In contrast, Haaland was still paying off her student loans from law school when she ran for U.S. House of Representatives in 2018.

Political Origins

Haaland got her start in tribal politics as the first chairwoman elected to the Laguna Development Corporation Board of Directors, a Native-owned business created to strengthen the tribal community and its economic future.

Bernhardt’s first foray into politics was similarly local: At the age of sixteen, he argued in front of the Rifle City Council to avoid paying taxes on arcade video-game machines.

Policies and Practices

Bernhardt, as his client base might suggest, was decidedly pro-business in his work in natural resources, a “drill, baby, drill” guy. He worked both in and out of government on many of the same issues despite claims to the contrary — mainly, the prioritization of the agribusiness, oil, gas and mining industries over any credible environmental concerns. While he claimed at a confirmation hearing that he “implemented an incredibly robust screening process” to guard against conflicts of interest, Bernhardt was found by the General Accounting Office to have twice broken federal law; this finding was later overturned by Trump’s own Interior Department, with no sense of irony whatsoever.
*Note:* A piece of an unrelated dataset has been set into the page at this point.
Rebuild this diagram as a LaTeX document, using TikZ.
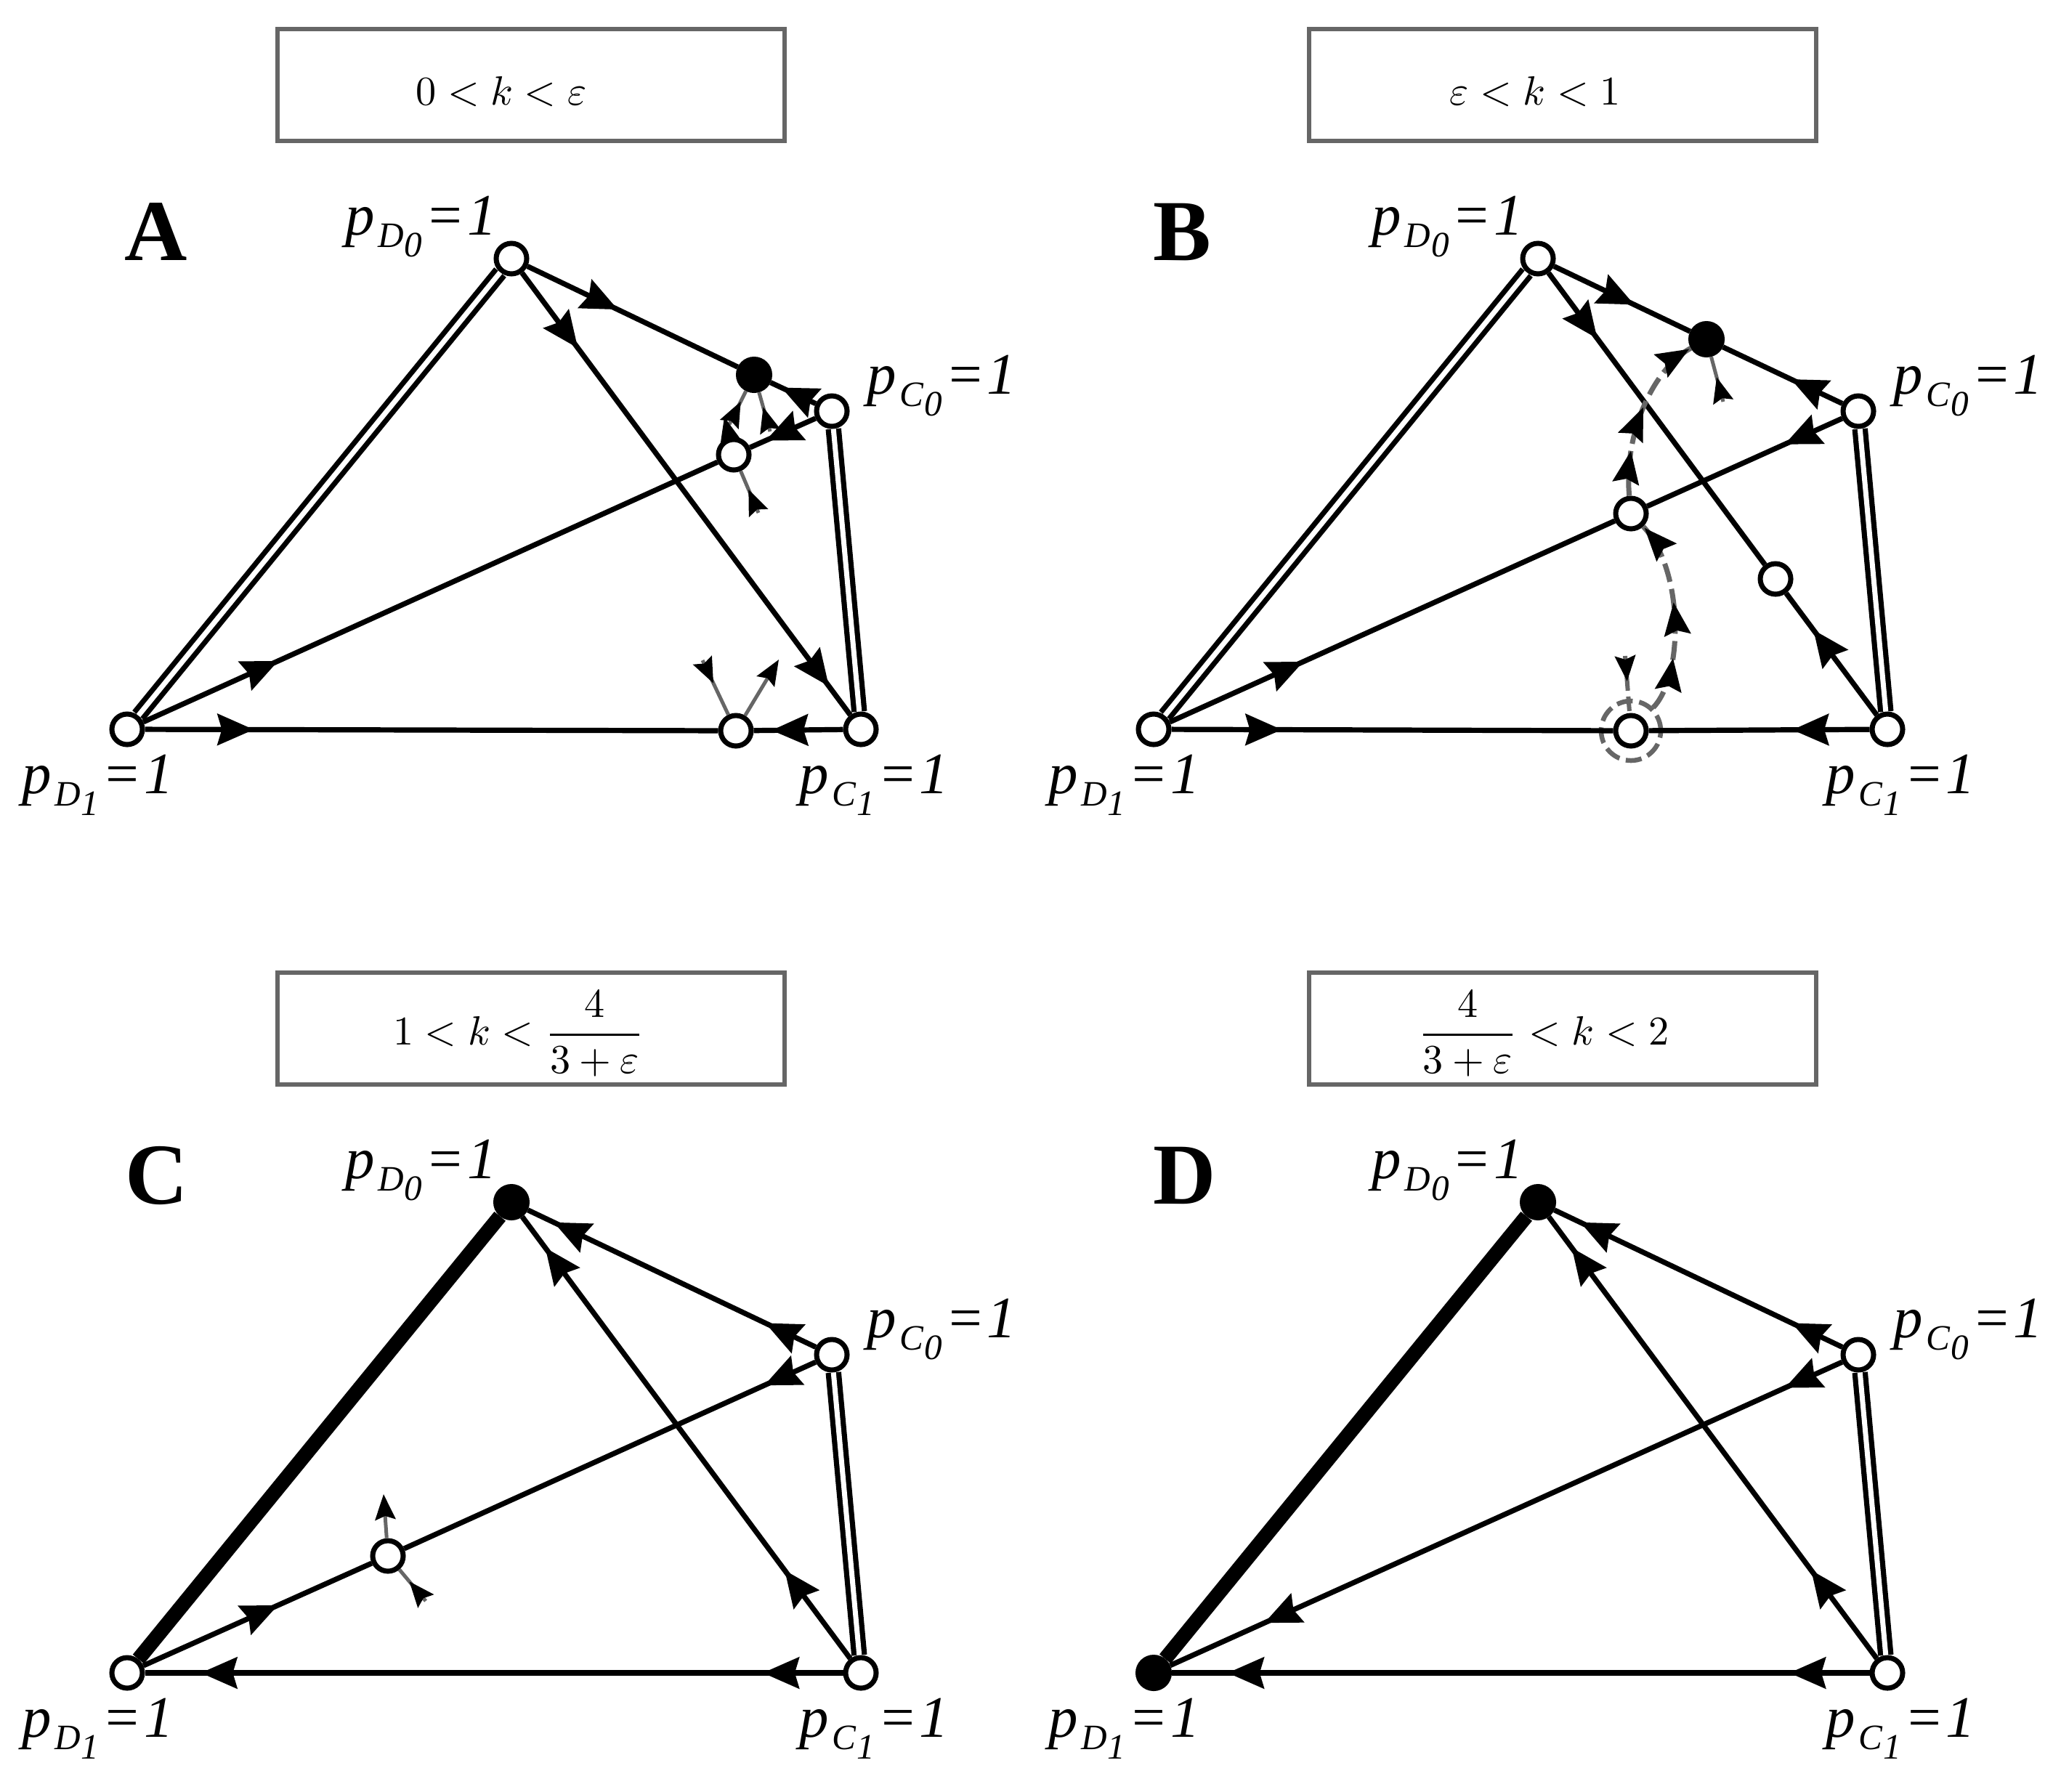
\documentclass[tikz,border=0pt]{standalone}
\usepackage{graphicx}
\usepackage{amsmath}
\usepackage{fontspec}
\newfontfamily\tms{Liberation Serif}[ItalicFont={Liberation Serif Italic},BoldFont={Liberation Serif Bold}]
\usetikzlibrary{arrows.meta,decorations.markings}
\definecolor{gr}{HTML}{666666}
\newcommand\plab[2]{{\tms\itshape\fontsize{23}{23}\selectfont p\kern1.2pt\raisebox{-5pt}{\fontsize{14}{14}\selectfont #1\kern0.3pt\raisebox{-3.6pt}{\fontsize{14}{14}\selectfont #2}}\kern1.2pt=\kern0.8pt 1}}
\newcommand\bigmath[1]{\scalebox{1.6}{$#1$}}
\tikzset{
  open/.style={circle, draw=black, fill=white, line width=0.07cm, minimum size=0.42cm, inner sep=0pt},
  full/.style={circle, draw=black, fill=black, line width=0.07cm, minimum size=0.43cm, inner sep=0pt},
  ring/.style={circle, draw=gr, line width=0.065cm, dash pattern=on 0.22cm off 0.09cm, minimum size=0.82cm, inner sep=0pt},
  edge/.style={line width=0.072cm},
  dbl/.style={line width=0.072cm, double=white, double distance=0.07cm},
  fat/.style={line width=0.2cm},
  gl/.style={draw=gr, line width=0.05cm},
  dgl/.style={draw=gr, line width=0.06cm, dash pattern=on 0.2cm off 0.08cm},
  dline/.style={draw=gr, line width=0.07cm, dash pattern=on 0.26cm off 0.1cm},
  boxst/.style={draw=gr, line width=0.055cm},
  m/.style={postaction={decorate,decoration={markings,mark=at position #1 with {\arrow{Stealth[length=0.5cm,width=0.43cm,inset=0.06cm,color=black]}}}}},
  dm/.style={postaction={decorate,decoration={markings,mark=at position #1 with {\arrow{Stealth[length=0.45cm,width=0.36cm,inset=0.06cm,color=black]}}}}},
  gm/.style={postaction={decorate,decoration={markings,mark=at position 0.35cm with {\arrow{Stealth[length=0.35cm,width=0.28cm,inset=0.05cm,color=black]}}}}},
  gout/.style={-{Stealth[length=0.35cm,width=0.28cm,inset=0.05cm,color=black]}},
  lbl/.style={anchor=base west, inner sep=0pt},
  letter/.style={anchor=base west, inner sep=0pt, font=\tms\bfseries\fontsize{34}{34}\selectfont},
  boxtext/.style={anchor=center, inner sep=0pt}
}
\begin{document}
\begin{tikzpicture}[x=0.01cm,y=-0.01cm]
\useasboundingbox (0,0) rectangle (2837,2466);

% ---------- boxes ----------
\draw[boxst] (382,40) rectangle (1080,194);
\node[boxtext] (tA) at (690,126) {\bigmath{0<k<\varepsilon}};
\draw[boxst] (1802,40) rectangle (2500,194);
\node[boxtext] (tB) at (2113,126) {\bigmath{\varepsilon<k<1}};
\draw[boxst] (382,1339) rectangle (1080,1493);
\node[boxtext] (tC) at (714,1423) {\bigmath{1<k<\dfrac{4}{3+\varepsilon}}};
\draw[boxst] (1802,1339) rectangle (2500,1493);
\node[boxtext] (tD) at (2125,1423) {\bigmath{\dfrac{4}{3+\varepsilon}<k<2}};

% ---------- panel A ----------
\begin{scope}
\node[letter] (aL) at (171,358) {A};
\node[open] (aD0) at (704,356) {};
\node[open] (aD1) at (175,1004) {};
\node[open] (aC1) at (1185,1004) {};
\node[open] (aC0) at (1145,566) {};
\node[full] (aQ) at (1038,516) {};
\node[open] (aP) at (1010,626) {};
\node[open] (aR) at (1013,1006) {};
\draw[dbl] (aD0) -- (aD1);
\draw[dbl] (aC0) -- (aC1);
\draw[edge,m=0.43] (aD0) -- (aQ);
\draw[edge,m=0.76] (aC0) -- (aQ);
\draw[edge,m=0.76] (aC0) -- (aP);
\draw[edge,m=0.235] (aD1) -- (aP);
\draw[edge,m=0.17,m=0.935] (aD0) -- (aC1);
\draw[edge,m=0.19] (aD1) -- (aR);
\draw[edge,m=0.8] (aC1) -- (aR);
\coordinate (aeQ1) at (1004,584);
\coordinate (aeQ2) at (1060,594);
\coordinate (aeP1) at (997,574);
\coordinate (aeP2) at (1044,706);
\coordinate (aeR1) at (967,909);
\coordinate (aeR2) at (1072,908);
\draw[gl,gm] (aeQ1) -- (aQ);
\draw[gl,gm] (aeQ2) -- (aQ);
\draw[gl,gout] (aP) -- (aeP1);
\draw[gl,gm] (aeP2) -- (aP);
\draw[gl,gm] (aeR1) -- (aR);
\draw[gl,gout] (aR) -- (aeR2);
\node[lbl] (aLD0) at (475,323) {\plab{D}{0}};
\node[lbl] (aLD1) at (30,1092) {\plab{D}{1}};
\node[lbl] (aLC0) at (1193,542) {\plab{C}{0}};
\node[lbl] (aLC1) at (1100,1092) {\plab{C}{1}};
\end{scope}

% ---------- panel B ----------
\begin{scope}[shift={(1413,0)}]
\node[letter] (bL) at (174,358) {B};
\node[open] (bD0) at (704,356) {};
\node[open] (bD1) at (175,1004) {};
\node[open] (bC1) at (1185,1004) {};
\node[open] (bC0) at (1145,566) {};
\node[full] (bQ) at (936,467) {};
\node[open] (bP) at (832,707) {};
\node[open] (bS) at (1031,797) {};
\node[ring] (bRr) at (832,1006) {};
\node[open] (bR) at (832,1006) {};
\draw[dbl] (bD0) -- (bD1);
\draw[dbl] (bC0) -- (bC1);
\draw[edge,m=0.59] (bD0) -- (bQ);
\draw[edge,m=0.43] (bC0) -- (bQ);
\draw[edge,m=0.295] (bC0) -- (bP);
\draw[edge,m=0.3] (bD1) -- (bP);
\draw[edge,m=0.225] (bD0) -- (bS);
\draw[edge,m=0.7] (bC1) -- (bS);
\draw[edge,m=0.25] (bD1) -- (bR);
\draw[edge,m=0.35] (bC1) -- (bR);
\draw[dline,dm=0.28,dm=0.57,dm=0.99] (bRr) .. controls (905,930) and (905,784) .. (bP);
\draw[dline,dm=0.27,dm=0.54,dm=0.99] (bP) .. controls (822,600) and (860,510) .. (bQ);
\coordinate (beQ) at (959,553);
\coordinate (beR) at (824,903);
\draw[gl,gm] (beQ) -- (bQ);
\draw[dgl,gm] (beR) -- (bR);
\node[lbl] (bLD0) at (475,323) {\plab{D}{0}};
\node[lbl] (bLD1) at (30,1092) {\plab{D}{1}};
\node[lbl] (bLC0) at (1193,542) {\plab{C}{0}};
\node[lbl] (bLC1) at (1100,1092) {\plab{C}{1}};
\end{scope}

% ---------- panel C ----------
\begin{scope}[shift={(0,1299)}]
\node[letter] (cL) at (172,358) {C};
\node[full] (cD0) at (704,356) {};
\node[open] (cD1) at (175,1004) {};
\node[open] (cC1) at (1185,1004) {};
\node[open] (cC0) at (1145,566) {};
\node[open] (cS) at (534,843) {};
\draw[fat] (cD1) -- (cD0);
\draw[dbl] (cC0) -- (cC1);
\draw[edge,m=0.175,m=0.91] (cC0) -- (cD0);
\draw[edge,m=0.2,m=0.93] (cC1) -- (cD0);
\draw[edge,m=0.125] (cC0) -- (cS);
\draw[edge,m=0.59] (cD1) -- (cS);
\draw[edge,m=0.115,m=0.92] (cC1) -- (cD1);
\coordinate (ceS1) at (528,758);
\coordinate (ceS2) at (586,905);
\draw[gl,gout] (cS) -- (ceS1);
\draw[gl,gm] (ceS2) -- (cS);
\node[lbl] (cLD0) at (475,323) {\plab{D}{0}};
\node[lbl] (cLD1) at (30,1092) {\plab{D}{1}};
\node[lbl] (cLC0) at (1193,542) {\plab{C}{0}};
\node[lbl] (cLC1) at (1100,1092) {\plab{C}{1}};
\end{scope}

% ---------- panel D ----------
\begin{scope}[shift={(1413,1299)}]
\node[letter] (dL) at (174,358) {D};
\node[full] (dD0) at (704,356) {};
\node[full] (dD1) at (175,1004) {};
\node[open] (dC1) at (1185,1004) {};
\node[open] (dC0) at (1145,566) {};
\draw[fat] (dD1) -- (dD0);
\draw[dbl] (dC0) -- (dC1);
\draw[edge,m=0.175,m=0.91] (dC0) -- (dD0);
\draw[edge,m=0.2,m=0.93] (dC1) -- (dD0);
\draw[edge,m=0.085,m=0.86] (dC0) -- (dD1);
\draw[edge,m=0.115,m=0.92] (dC1) -- (dD1);
\node[lbl] (dLD0) at (475,323) {\plab{D}{0}};
\node[lbl] (dLD1) at (30,1092) {\plab{D}{1}};
\node[lbl] (dLC0) at (1193,542) {\plab{C}{0}};
\node[lbl] (dLC1) at (1100,1092) {\plab{C}{1}};
\end{scope}
\end{tikzpicture}
\end{document}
Haaland, in contrast, is well known for working on behalf of both indigenous populations and the natural environment. An example of both: In 2016, she went to the Standing Rock Sioux reservation to join tribal leadership in opposing the construction of the Dakota Access pipeline. Haaland was able to not only bring support from New Mexico labor unions, according to the Washington Post, but also homemade tortillas and green chile stew.

That's the difference between the two Americas today, illustrated in consecutive Interior secretaries: One brings warm homemade soup to a grassroots organization supporting the protection of the land and all that lives upon it. The other might as well drive a coal-burning Hummer with a bumpersticker that reads “MY MONEY > YOUR FISH.”